And to all these grand, disdainful airs Madame Nell only retorted with a Drury Lane peal of silvery laughter. She, who was accustomed to “chuck Charles’s royal chin,” and to call him her “Charles the third,” in unflattering reference to his two predecessors of the name in her favour, could afford to snap her fingers at the French madame who, after all, was no better than herself.
“The Duchess,” she would say, “pretends to be a person of quality. She says she is related to the best families in France; and when any great person dies she puts herself in mourning. If she be a lady of such quality, why does she demean herself to be what she is? As for me, it’s my profession; I don’t profess to be anything better. And the King is just as fond of me as he is of his French miss.”
But while Her Grace of Portsmouth was revelling in her splendour and her gold, her mission as Louis’s Ambassadress was making unsatisfactory progress. However disposed Charles may have been to change his faith to the advantage of his pocket, he was not prepared to risk his crown, possibly his head, for any Pope who ever lived; nor did the project of providing a French bride for his successor, the Duke of York, promise much better. Louis proposed the Duchess of Guise, his own cousin; but James had heard too much of this unamiable and unattractive Princess from his sister, Henrietta, to relish the venture. The Duchess herself suggested a Princess of Lorraine, as a suitable bride, but Louis, who had no love for the d’Elboeuf ladies, nipped this project in the bud.

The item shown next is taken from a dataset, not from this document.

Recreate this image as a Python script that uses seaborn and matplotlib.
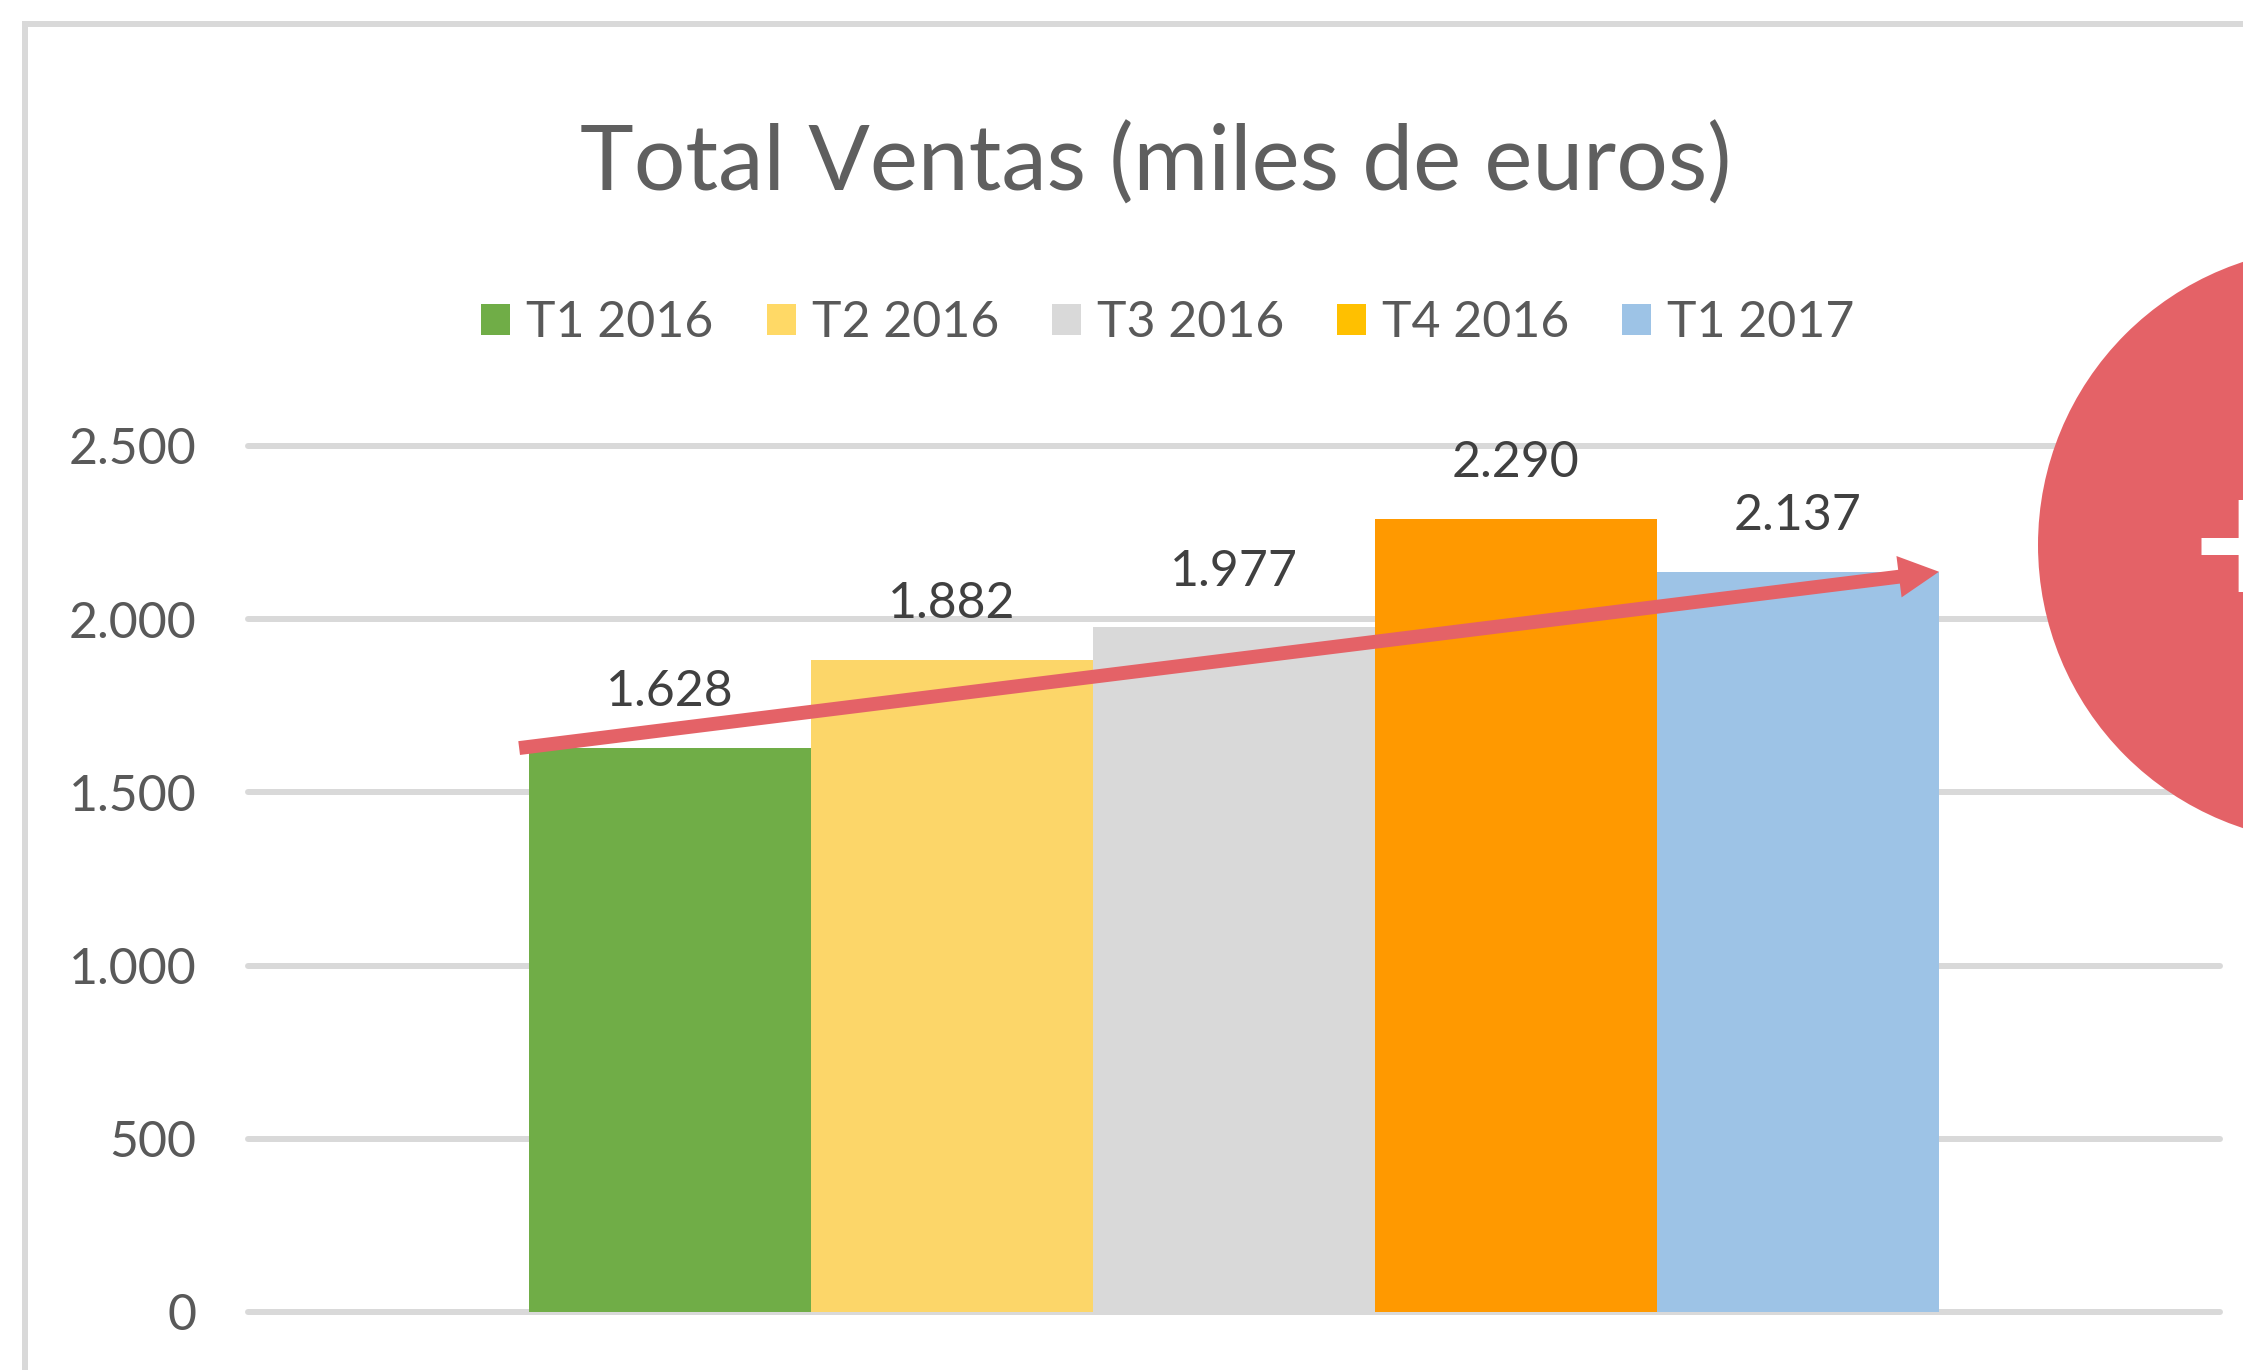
import numpy as np
import pandas as pd
import matplotlib
matplotlib.use("Agg")
import matplotlib.pyplot as plt
import seaborn as sns
from matplotlib.patches import Patch, Circle
from matplotlib.lines import Line2D
from matplotlib.ticker import FuncFormatter

# ---------------- data ----------------
title = "Total Ventas (miles de euros)"
periods = ["T1 2016", "T2 2016", "T3 2016", "T4 2016", "T1 2017"]
sales = [1628, 1882, 1977, 2290, 2137]
bar_colors = ["#70AD47", "#FCD669", "#D9D9D9", "#FF9900", "#9DC3E6"]
legend_colors = ["#70AD47", "#FFD966", "#D9D9D9", "#FFC000", "#9DC3E6"]
y_ticks = [0, 500, 1000, 1500, 2000, 2500]
group = ["Total"] * len(periods)

W, H, DPI = 2243, 1370, 100
sns.set_theme(style="white")
plt.rcParams["font.family"] = ["Lato", "DejaVu Sans"]

fig = plt.figure(figsize=(W / DPI, H / DPI), dpi=DPI)
fig.patch.set_facecolor("white")


def fx(px):
    return px / W


def fy(py):
    return 1 - py / H


ax = fig.add_axes([fx(248), fy(1312), fx(2220) - fx(248), fy(446) - fy(1312)])
ax.set_facecolor("none")
df = pd.DataFrame({"grupo": group, "periodo": periods, "ventas": sales})
sns.barplot(data=df, x="grupo", y="ventas", hue="periodo", hue_order=periods,
            palette=bar_colors, width=0.715, saturation=1, linewidth=0,
            errorbar=None, legend=False, ax=ax, zorder=3)

ax.set_xlim(-0.5, 0.5)
ax.set_ylim(0, 2500)
for t in y_ticks:
    ax.axhline(t, color="#D9D9D9", lw=4.3, zorder=1, clip_on=False)
ax.set_yticks(y_ticks)
ax.yaxis.set_major_formatter(FuncFormatter(lambda v, p: f"{int(v):,}".replace(",", ".")))
ax.tick_params(axis="y", length=0, pad=37, labelsize=36, labelcolor="#595959")
ax.set_xticks([])
ax.set_xlabel("")
ax.set_ylabel("")
for s in ax.spines.values():
    s.set_visible(False)
ax.grid(False)

bars = sorted(ax.patches, key=lambda p: p.get_x())
for p, v in zip(bars, sales):
    ax.annotate(f"{v:,}".replace(",", "."),
                xy=(p.get_x() + p.get_width() / 2, p.get_height()),
                xytext=(0, 30), textcoords="offset points",
                ha="center", va="baseline", fontsize=36, color="#404040",
                annotation_clip=False, zorder=4)

first, last = bars[0], bars[-1]
ax.annotate("", xy=(last.get_x() + last.get_width(), last.get_height()),
            xytext=(first.get_x() - 0.005, first.get_height()),
            arrowprops=dict(arrowstyle="simple,head_length=29,head_width=30,tail_width=10",
                            mutation_scale=1, color="#E46267", lw=0,
                            shrinkA=0, shrinkB=0),
            annotation_clip=False, zorder=6)

# legend
handles = [Patch(facecolor=c, edgecolor="none") for c in legend_colors]
fig.legend(handles, periods, loc="center", bbox_to_anchor=(fx(1168), fy(323)),
           ncol=5, frameon=False, fontsize=36, handlelength=0.58, handleheight=0.6,
           handletextpad=0.32, columnspacing=1.06, labelcolor="#595959")

# title
fig.text(fx(1156), fy(191), title, ha="center", va="baseline", fontsize=65.5,
         color="#5f5f5f", fontweight="normal")

# chart frame
fig.add_artist(Line2D([fx(22), fx(W + 10)], [fy(24), fy(24)], transform=fig.transFigure,
                      color="#D9D9D9", lw=4.3, solid_capstyle="butt"))
fig.add_artist(Line2D([fx(25), fx(25)], [fy(21), fy(H + 10)], transform=fig.transFigure,
                      color="#D9D9D9", lw=4.3, solid_capstyle="butt"))

# decorative red badge on the right
circ = Circle((2336 / DPI, (H - 545) / DPI), 298 / DPI, transform=fig.dpi_scale_trans,
              facecolor="#E46267", edgecolor="none", zorder=5)
fig.add_artist(circ)
fig.text(fx(2247), fy(552), "+", ha="center", va="center", fontsize=105,
         color="white", fontweight="bold", family="DejaVu Sans", zorder=7)

fig.savefig("out.png", dpi=DPI, facecolor="white")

After a long resistance, however, she had induced her Royal lover to declare war on Holland; and Louis professed himself so pleased with this concession to his schemes, that he dazzled her eyes with splendid promises if she would but carry out his programme to the full. It had become her crowning ambition to win the right to a tabouret at the Court of Versailles—the highest privilege accorded to the old noblesse, that of sitting on a stool in the presence of the King; and this proud distinction, which would raise her to the highest pinnacle in France, inferior only to the crown itself, could be hers if Louis would but grant her the d’Aubigny lands to accompany her title, for the tabouret went with the Duchy domains. Even this most coveted of all the gifts in his power Louis promised to the little adventuress if she would but carry out, not only all she had undertaken, but any future commands he might lay upon her.
His immediate object now was to take advantage of the distraction caused by the war between England and Holland to annex the Palatinate and the Franche Comte, on which he had long set covetous eyes; but he quickly discovered that for once his vaulting ambition had overleaped itself. The whole of Europe took alarm; England to a man rose in angry protest, sworn enemies joining hands to resist such an outrageous aggression; and Charles, in a frenzy of fear for his crown, dismissed his hireling army paid with Louis’s gold. The proud edifice which the Duchess of Portsmouth had so carefully reared was threatened with a cataclysm of popular rage against the “painted French spy” who was regarded, and perhaps rightly, as a prime instigator of the mischief, and the worst enemy of the country that had given her such generous hospitality.